Yes Means Yes: Visions of Female Sexual Power and a World Without Rape
- Editors: Jaclyn Friedman and Jessica Valenti
- Language: English
- Subject: Feminism
- Publisher: Perseus Books Group
- Publication date: December 1, 2008
- Publication place: United States
- Media type: Print
- Pages: 351
- ISBN: 978-1-58005-257-3
- OCLC: 227574524
- Preceded by: He's a Stud, She's a Slut
- Followed by: The Purity Myth

= Yes Means Yes =

2008 book by Jaclyn Friedman and Jessica Valenti

Yes Means Yes: Visions of Female Sexual Power and a World Without Rape is a feminist non-fiction book edited by Jaclyn Friedman and Jessica Valenti, published in 2008. The book was one of Publishers Weeklys 99 Best Books of 2009 and inspired a sexual education non-credit course at Colgate University. The title refers to the popular, "Yes Means Yes" affirmative consent campaign against date rape, which calls for male sexual participants to obtain a declaration of consent, "yes", to each sexual act or escalation.

Contributors to the anthology include: Rachel Kramer Bussel, Hanne Blank, Margaret Cho, Heather Corinna, Stacey May Fowles, Coco Fusco, Lisa Jervis, Leah Lakshmi Piepzna-Samarasinha, and Julia Serano. The book consists of a series of essays by various authors, which share the central theme of preventing rape by addressing the sociocultural milieu that the authors argue is complicit in enabling sexual harassment, sexual assault, and rape. Sexual consent, body image, self-esteem, and sexual violence are discussed throughout the essays.

==Yes Means Yes law==
In 2014, California Governor Jerry Brown signed into law the "Yes Means Yes" bill, which requires colleges in California to have clear sexual assault policies that shift the burden of proof from the victims to the accused. The "Yes Means Yes" movement stems out of the "No Means No" movement that was created in the 1990s by the Canadian Federation of Students in order to combat sexual violence.

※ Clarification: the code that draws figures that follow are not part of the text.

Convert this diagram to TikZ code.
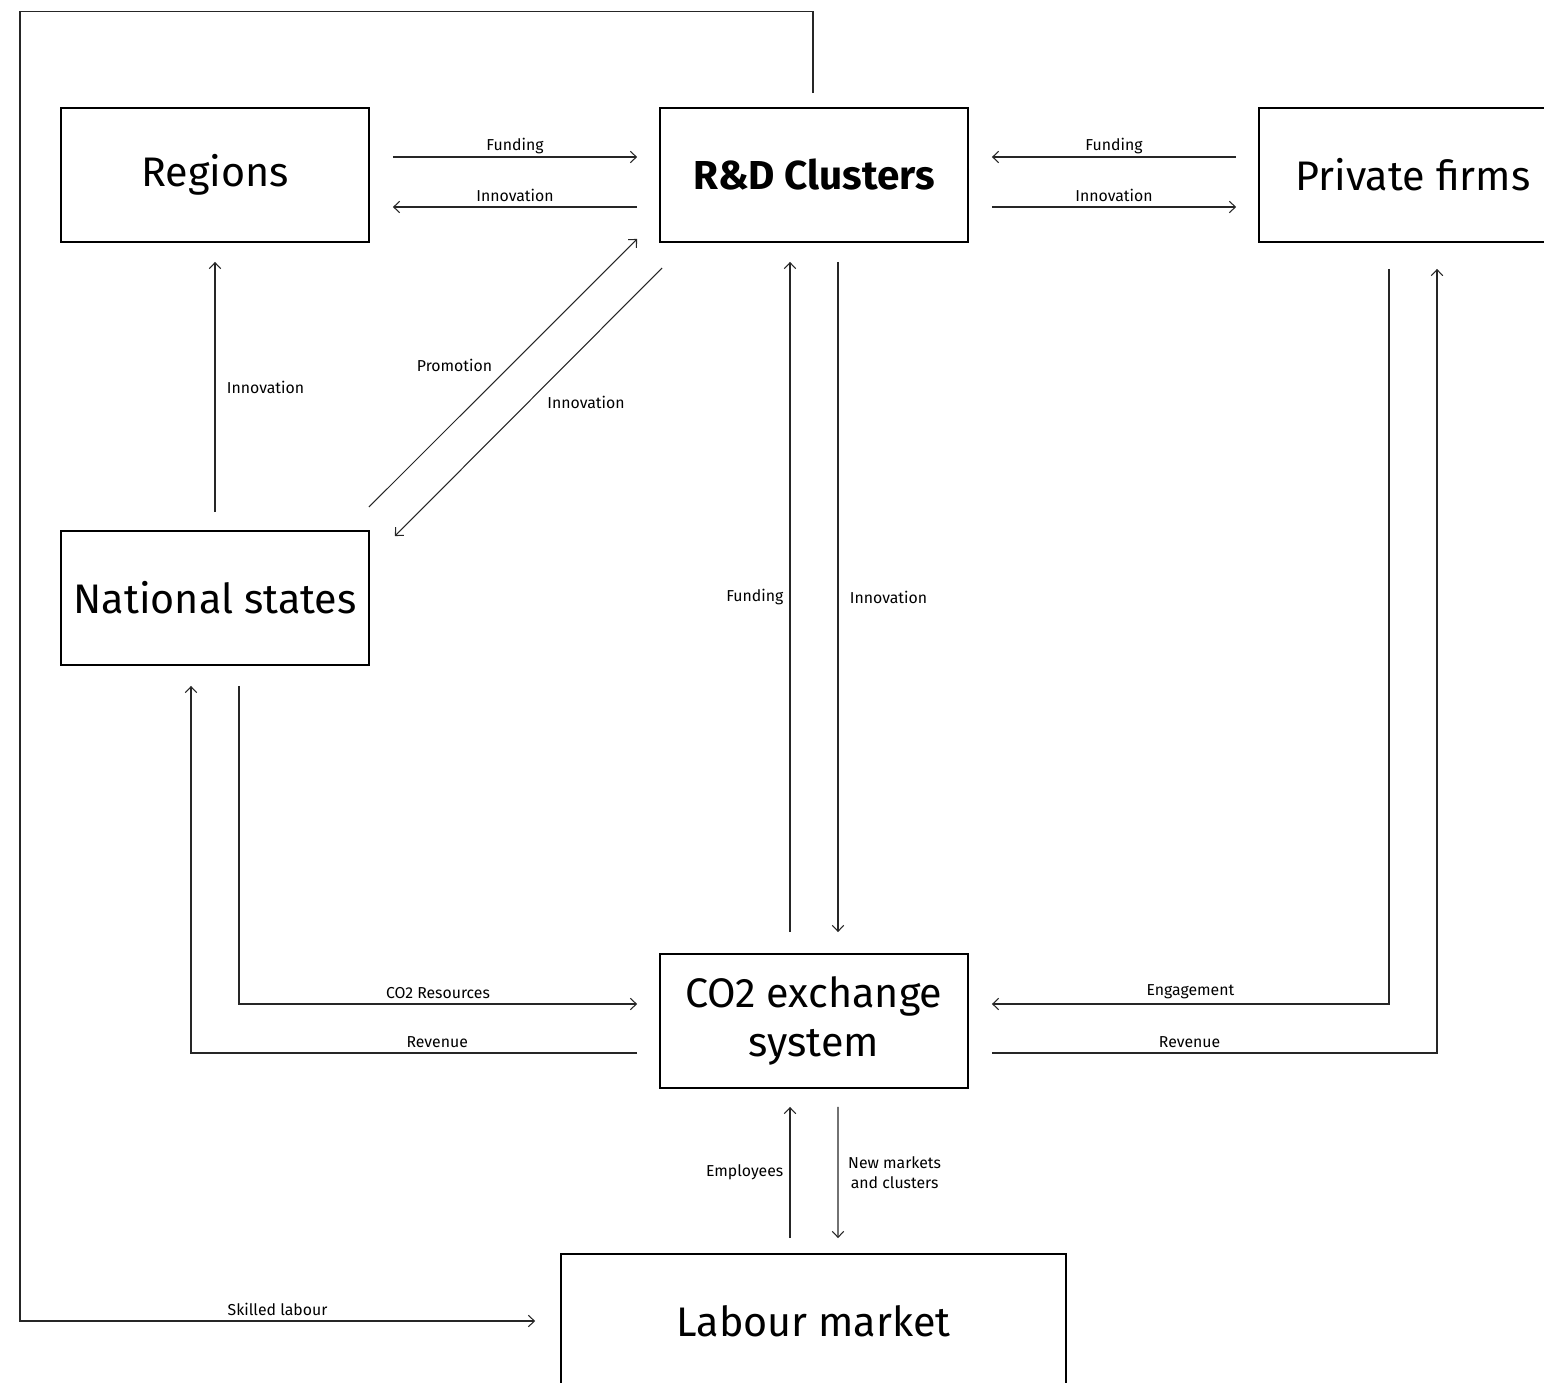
\documentclass[tikz,border=0pt]{standalone}
\usepackage{fontspec}
\setmainfont{Fira Sans}
\usetikzlibrary{arrows.meta,calc}

\tikzset{
  box/.style={rectangle, draw=black, line width=1.1pt, minimum width=6.16cm, minimum height=2.68cm, inner sep=0pt, align=center, font=\fontsize{23.5}{28}\selectfont},
  flow/.style={-{Straight Barb[length=3.4pt, width=6.6pt]}, line width=0.6pt, draw=black!85},
  lbl/.style={font=\fontsize{9}{11}\selectfont, inner sep=2.5pt}
}

\begin{document}
\begin{tikzpicture}[x=0.02cm, y=-0.02cm]
    \useasboundingbox (0,0) rectangle (1544,1382);
    \clip (0,0) rectangle (1544,1382);

    % Boxen
    \node[box] (Regions) at (215,175) {\raisebox{-2pt}{Regions}};
    \node[box, font=\fontsize{23}{28}\selectfont\bfseries] (RD) at (814,175) {R\&D Clusters};
    \node[box] (Firms) at (1413,175) {Private firms};
    \node[box] (States) at (215,598) {National states};
    \node[box] (CO2) at (814,1021) {\raisebox{-3pt}{CO2 exchange}\\\raisebox{-3pt}{system}};
    \node[box, minimum width=10.1cm] (Labour) at (813.5,1321) {Labour market};

    % Regions <-> R&D Clusters
    \draw[flow] ($(Regions.east)+(23,-18)$) -- node[lbl, above, yshift=-1pt] {Funding} ($(RD.west)+(-22,-18)$);
    \draw[flow] ($(RD.west)+(-22,32)$) -- node[lbl, above] {Innovation} ($(Regions.east)+(23,32)$);

    % Private firms <-> R&D Clusters
    \draw[flow] ($(Firms.west)+(-22,-18)$) -- node[lbl, above, yshift=-1pt] {Funding} ($(RD.east)+(23,-18)$);
    \draw[flow] ($(RD.east)+(23,32)$) -- node[lbl, above] {Innovation} ($(Firms.west)+(-22,32)$);

    % National states -> Regions
    \draw[flow] ($(States.north)+(0,-18)$) -- node[lbl, right, xshift=4pt] {Innovation} ($(Regions.south)+(0,19)$);

    % National states <-> R&D Clusters
    \draw[flow] ($(States.north east)+(-1,-23)$) -- node[lbl, pos=0.53, left, xshift=-8pt] {Promotion} ($(RD.south west)+(-22,-4)$);
    \draw[flow] ($(RD.south west)+(3,25)$) -- node[lbl, pos=0.5, right, xshift=8pt] {Innovation} ($(States.north east)+(25,6)$);

    % R&D Clusters <-> CO2 exchange system
    \draw[flow] ($(CO2.north)+(-24,-21)$) -- node[lbl, left, xshift=-1pt] {Funding} ($(RD.south)+(-24,19)$);
    \draw[flow] ($(RD.south)+(24,19)$) -- node[lbl, right, xshift=4pt] {Innovation} ($(CO2.north)+(24,-21)$);

    % National states <-> CO2 exchange system
    \draw[flow] ($(States.south)+(24,20)$) |- node[lbl, pos=0.75, above] {CO2 Resources} ($(CO2.west)+(-22,-17)$);
    \draw[flow] ($(CO2.west)+(-22,32)$) -| node[lbl, pos=0.224, above] {Revenue} ($(States.south)+(-24,20)$);

    % Private firms <-> CO2 exchange system
    \draw[flow] ($(Firms.south)+(-24,26)$) |- node[lbl, pos=0.75, above] {Engagement} ($(CO2.east)+(23,-17)$);
    \draw[flow] ($(CO2.east)+(23,32)$) -| node[lbl, pos=0.222, above] {Revenue} ($(Firms.south)+(24,26)$);

    % Labour market <-> CO2 exchange system
    \draw[flow] ($(Labour.north)+(-23.5,-15)$) -- node[lbl, left, xshift=-1pt] {Employees} ($(CO2.south)+(-24,18)$);
    \draw[flow] ($(CO2.south)+(24,18)$) -- node[lbl, right, xshift=3pt, align=center] {New markets\\and clusters} ($(Labour.north)+(24.5,-15)$);

    % Schleife: R&D Clusters -> Labour market
    \coordinate (loopBL) at (20,1321);
    \draw[flow] ($(RD.north)+(-1,-14)$) -- ++(0,-82) -| (loopBL) -- node[lbl, above] {Skilled labour} ($(Labour.west)+(-25,0)$);
\end{tikzpicture}
\end{document}
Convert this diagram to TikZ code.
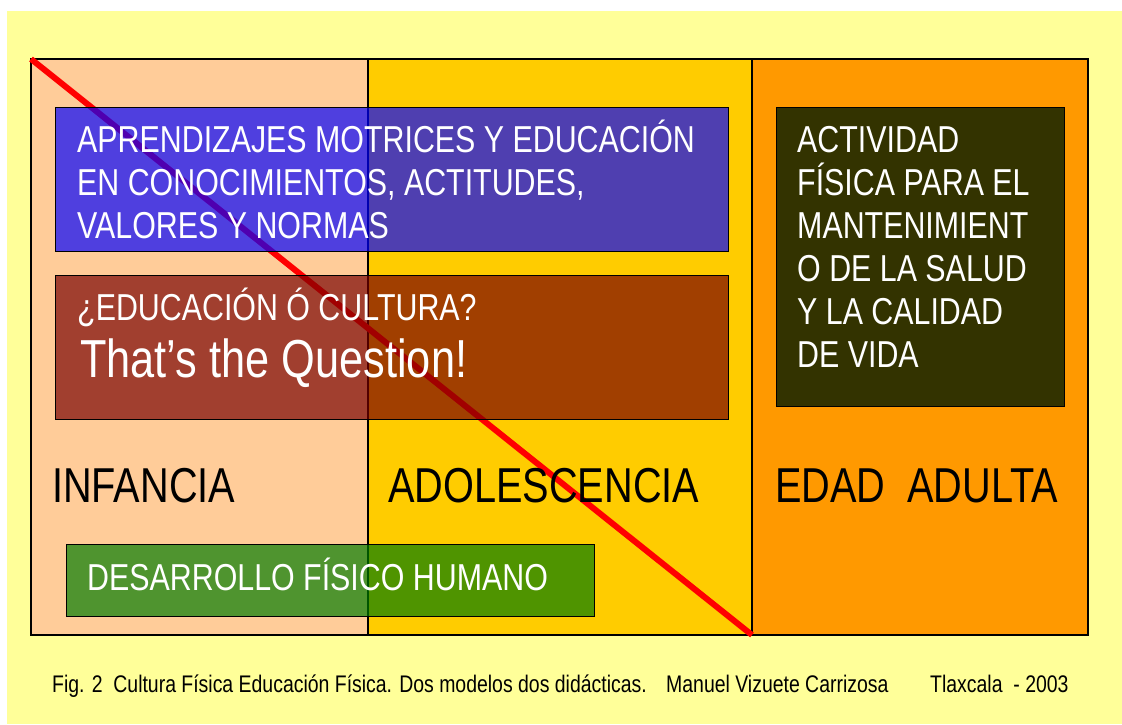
\documentclass[tikz,border=0pt]{standalone}
\usepackage{fontspec}
\setmainfont[FakeStretch=0.81]{Liberation Sans}
\usetikzlibrary{positioning}
\definecolor{fondo}{HTML}{FFFF99}
\definecolor{melocoton}{HTML}{FFCC99}
\definecolor{oro}{HTML}{FFCC00}
\definecolor{naranja}{HTML}{FF9900}
\definecolor{oliva}{HTML}{333300}
\definecolor{marron}{RGB}{120,0,0}
\definecolor{verde}{RGB}{0,124,0}

\begin{document}
\begin{tikzpicture}[x=1pt, y=-1pt, inner sep=0pt,
  zona/.style={draw, line width=1.4pt, outer sep=0pt, minimum height=576pt},
  panel/.style={draw, line width=1.2pt, anchor=north west, fill opacity=0.69, draw opacity=1},
  rotulo/.style={anchor=base west, align=left, text=white, font=\fontsize{37.5}{43}\selectfont},
  etapa/.style={anchor=base west, font=\fontsize{49}{54}\selectfont},
  pie/.style={anchor=base west, font=\fontsize{24}{28}\selectfont}]
  \useasboundingbox (0,0) rectangle (1122,724);
  \fill[fondo] (7,11) rectangle (1122,724);
  \node[zona, fill=melocoton, anchor=north west, minimum width=337pt] (c1) at (31,59) {};
  \node[zona, fill=oro, minimum width=384pt] (c2) [right=0pt of c1] {};
  \node[zona, fill=naranja, minimum width=336pt] (c3) [right=0pt of c2] {};
  \draw[red, line width=6pt] (c1.north west) -- (c2.south east);
  \node[etapa] (inf) at (52,502) {INFANCIA};
  \node[etapa] (ado) at (388,502) {ADOLESCENCIA};
  \node[etapa] (adu) at (775,502) {EDAD\ \ ADULTA};
  \node[panel, fill=blue, minimum width=673pt, minimum height=144pt] (apr) at (55,107) {};
  \node[panel, fill=marron, minimum width=673pt, minimum height=144pt] (edu) at (55,275) {};
  \node[panel, fill=verde, minimum width=528pt, minimum height=72pt] (des) at (66,544) {};
  \node[draw, line width=1.2pt, anchor=north west, fill=oliva, minimum width=288pt, minimum height=299pt] (act) at (776,107) {};
  \node[rotulo] (tapr) at (77,238) {APRENDIZAJES MOTRICES Y EDUCACIÓN\\EN CONOCIMIENTOS, ACTITUDES,\\VALORES Y NORMAS};
  \node[rotulo] (tedu) at (77,320) {¿EDUCACIÓN Ó CULTURA?};
  \node[rotulo, font=\fontsize{53.5}{58}\selectfont] (tque) at (80,377) {That’s the Question!};
  \node[rotulo] (tdes) at (87,590) {DESARROLLO FÍSICO HUMANO};
  \node[rotulo] (tact) at (797,367) {ACTIVIDAD\\FÍSICA PARA EL\\MANTENIMIENT\\O DE LA SALUD\\Y LA CALIDAD\\DE VIDA};
  \node[pie] (fig) at (52,692) {Fig. 2\ \ Cultura Física Educación Física. Dos modelos dos didácticas.};
  \node[pie] (aut) at (666,692) {Manuel Vizuete Carrizosa};
  \node[pie] (lug) at (930,692) {Tlaxcala\ \ - 2003};
\end{tikzpicture}
\end{document}
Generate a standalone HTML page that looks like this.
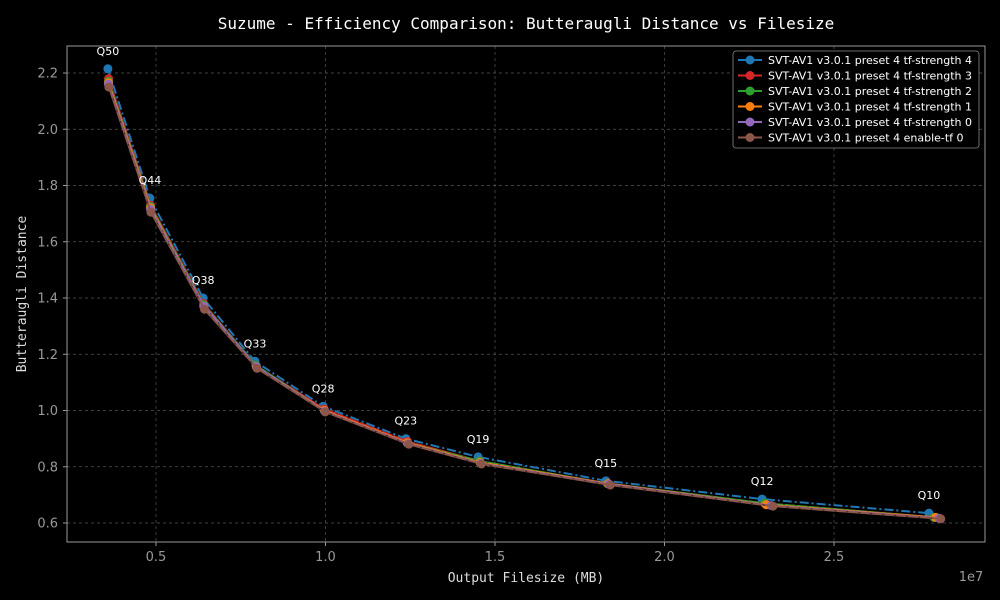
<!DOCTYPE html>
<html><head><meta charset="utf-8"><style>
body{margin:0;background:#000;}
svg{display:block;font-family:"DejaVu Sans Mono","Liberation Mono",monospace;}
.s{font-family:"DejaVu Sans","Liberation Sans",sans-serif;}
</style></head><body>
<svg id="c" width="1000" height="600" xmlns="http://www.w3.org/2000/svg">
<rect width="1000" height="600" fill="#000"/>
<text x="526" y="29" fill="#fff" font-size="16" text-anchor="middle">Suzume - Efficiency Comparison: Butteraugli Distance vs Filesize</text>
<g id="grid"></g>
<rect x="67" y="46" width="918" height="496" fill="none" stroke="#999" stroke-width="1"/>
<g id="ticks"></g>
<g id="series"></g>
<g id="labels"></g>
<text x="526" y="582" fill="#ddd" font-size="13" text-anchor="middle">Output Filesize (MB)</text>
<text x="971" y="581" fill="#999" font-size="13" class="s" text-anchor="middle">1e7</text>
<text transform="translate(26,294) rotate(-90)" fill="#ddd" font-size="13" text-anchor="middle">Butteraugli Distance</text>
<g id="legend"></g>
</svg>
<script>
const qualities=["Q50","Q44","Q38","Q33","Q28","Q23","Q19","Q15","Q12","Q10"];
const seriesNames=["SVT-AV1 v3.0.1 preset 4 tf-strength 4","SVT-AV1 v3.0.1 preset 4 tf-strength 3","SVT-AV1 v3.0.1 preset 4 tf-strength 2","SVT-AV1 v3.0.1 preset 4 tf-strength 1","SVT-AV1 v3.0.1 preset 4 tf-strength 0","SVT-AV1 v3.0.1 preset 4 enable-tf 0"];
const colors=["#1f77b4","#d62728","#2ca02c","#ff7f0e","#9467bd","#8c564b"];
const xS4=[0.358,0.482,0.639,0.792,0.993,1.237,1.45,1.827,2.288,2.78];
const yS4=[2.215,1.755,1.40,1.175,1.015,0.90,0.835,0.75,0.685,0.635];
const xS3=[0.360,0.484,0.641,0.795,0.996,1.241,1.455,1.832,2.296,2.795];
const yS3=[2.18,1.73,1.38,1.16,1.005,0.89,0.82,0.74,0.67,0.62];
const xS2=[0.360,0.484,0.641,0.795,0.996,1.241,1.455,1.832,2.296,2.795];
const yS2=[2.17,1.725,1.375,1.16,1.0,0.885,0.82,0.74,0.67,0.62];
const xS1=[0.360,0.484,0.641,0.796,0.997,1.242,1.456,1.834,2.30,2.80];
const yS1=[2.165,1.72,1.37,1.155,1.0,0.885,0.815,0.74,0.665,0.62];
const xS0=[0.360,0.484,0.642,0.797,0.998,1.244,1.458,1.836,2.315,2.81];
const yS0=[2.16,1.715,1.37,1.155,0.997,0.882,0.812,0.738,0.662,0.617];
const xTf0=[0.361,0.485,0.643,0.798,0.999,1.246,1.46,1.84,2.32,2.815];
const yTf0=[2.15,1.705,1.36,1.15,0.995,0.88,0.81,0.735,0.66,0.615];
const xTicks=[0.5,1.0,1.5,2.0,2.5];
const yTicks=[0.6,0.8,1.0,1.2,1.4,1.6,1.8,2.0,2.2];
const allX=[xS4,xS3,xS2,xS1,xS0,xTf0], allY=[yS4,yS3,yS2,yS1,yS0,yTf0];
const NS="http://www.w3.org/2000/svg";
const X=v=>-13.5+v*339, Y=v=>523-(v-0.6)*281.25;
function mk(t,a,p){const e=document.createElementNS(NS,t);for(const k in a)e.setAttribute(k,a[k]);p.appendChild(e);return e;}
const grid=document.getElementById('grid'),ticks=document.getElementById('ticks');
xTicks.forEach(v=>{
 const l=mk('line',{x1:X(v),x2:X(v),y1:46,y2:542,stroke:'#555','stroke-dasharray':'3,3','stroke-width':0.7},grid);
 
 
 mk('line',{x1:X(v),x2:X(v),y1:542,y2:546,stroke:'#999'},ticks);
 const t=mk('text',{x:X(v),y:561,fill:'#999','font-size':13,'text-anchor':'middle',class:'s'},ticks);t.textContent=v.toFixed(1);
 
 
});
yTicks.forEach(v=>{
 const l=mk('line',{x1:67,x2:985,y1:Y(v),y2:Y(v),stroke:'#555','stroke-dasharray':'3,3','stroke-width':0.7},grid);
 
 
 mk('line',{x1:63,x2:67,y1:Y(v),y2:Y(v),stroke:'#999'},ticks);
 const t=mk('text',{x:58,y:Y(v)+4.5,fill:'#999','font-size':13,'text-anchor':'end',class:'s'},ticks);t.textContent=v.toFixed(1);
 
 
});
const sg=document.getElementById('series');
for(let s=0;s<6;s++){
 const g=mk('g',{},sg);
 
 
 const pts=allX[s].map((x,i)=>X(x)+','+Y(allY[s][i])).join(' ');
 mk('polyline',{points:pts,fill:'none',stroke:colors[s],'stroke-width':2,'stroke-dasharray':s===0?'9,3,2,3':'none'},g);
 if(s>0) mk('polyline',{points:pts,fill:'none',stroke:'#000','stroke-width':1,'stroke-dasharray':'2,10','stroke-opacity':0.6},g);
 allX[s].forEach((x,i)=>{
  const c=mk('circle',{cx:X(x),cy:Y(allY[s][i]),r:4.5,fill:colors[s]},g);
  
  
 });
}
const lg=document.getElementById('labels');
qualities.forEach((q,i)=>{
 const t=mk('text',{x:X(xS4[i]),y:Y(yS4[i])-14,fill:'#fff','font-size':11,'text-anchor':'middle',class:'s'},lg);t.textContent=q;
 
 
});
const leg=document.getElementById('legend');
mk('rect',{x:733,y:51,width:246,height:97,rx:3,fill:'#000',stroke:'#888','stroke-width':0.8},leg);
seriesNames.forEach((n,i)=>{
 const y=60+i*15.5;
 const e=mk('g',{},leg);
 
 
 mk('line',{x1:738,x2:762,y1:y,y2:y,stroke:colors[i],'stroke-width':2},e);
 mk('circle',{cx:750,cy:y,r:4.5,fill:colors[i]},e);
 const t=mk('text',{x:768,y:y+4,fill:'#fff','font-size':11,class:'s'},e);t.textContent=n;
});
</script>
</body></html>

The original movement focused on the idea that when two people are engaging in sexual intimacy, if the word "no" is not present then their sexual acts are consensual. This belief led to ambiguity in court cases that pertained to sexual assault allegations. With the "Yes Means Yes" law in place, affirmative consent is now defined as, "an affirmative, unambiguous, and conscious decision by each participant to engage in mutually agreed-upon sexual activity." This law is to be enforced on college campuses throughout California, and clearly outlines that consent is received through a verbal or physical "yes".

==Levy's critique==
Andrea Levy argues that the book does not challenge readers to take action against the complex issues that arise when facing "the oppressive mainstream of North American progressive political culture." Levy continues by explaining that works like Friedman and Valenti's are accompanied by a "liberal-democratic" understanding of how the world works, but it hinders the ability to be able to see how things happen socially. Further, Levy states that the struggles against colonization and white supremacy are seen as peripheral, which could lead to discrimination against marginalized communities.

==Other topics==
Other topics included in the book are body image, self-esteem issues, incest, and the societal views on rape.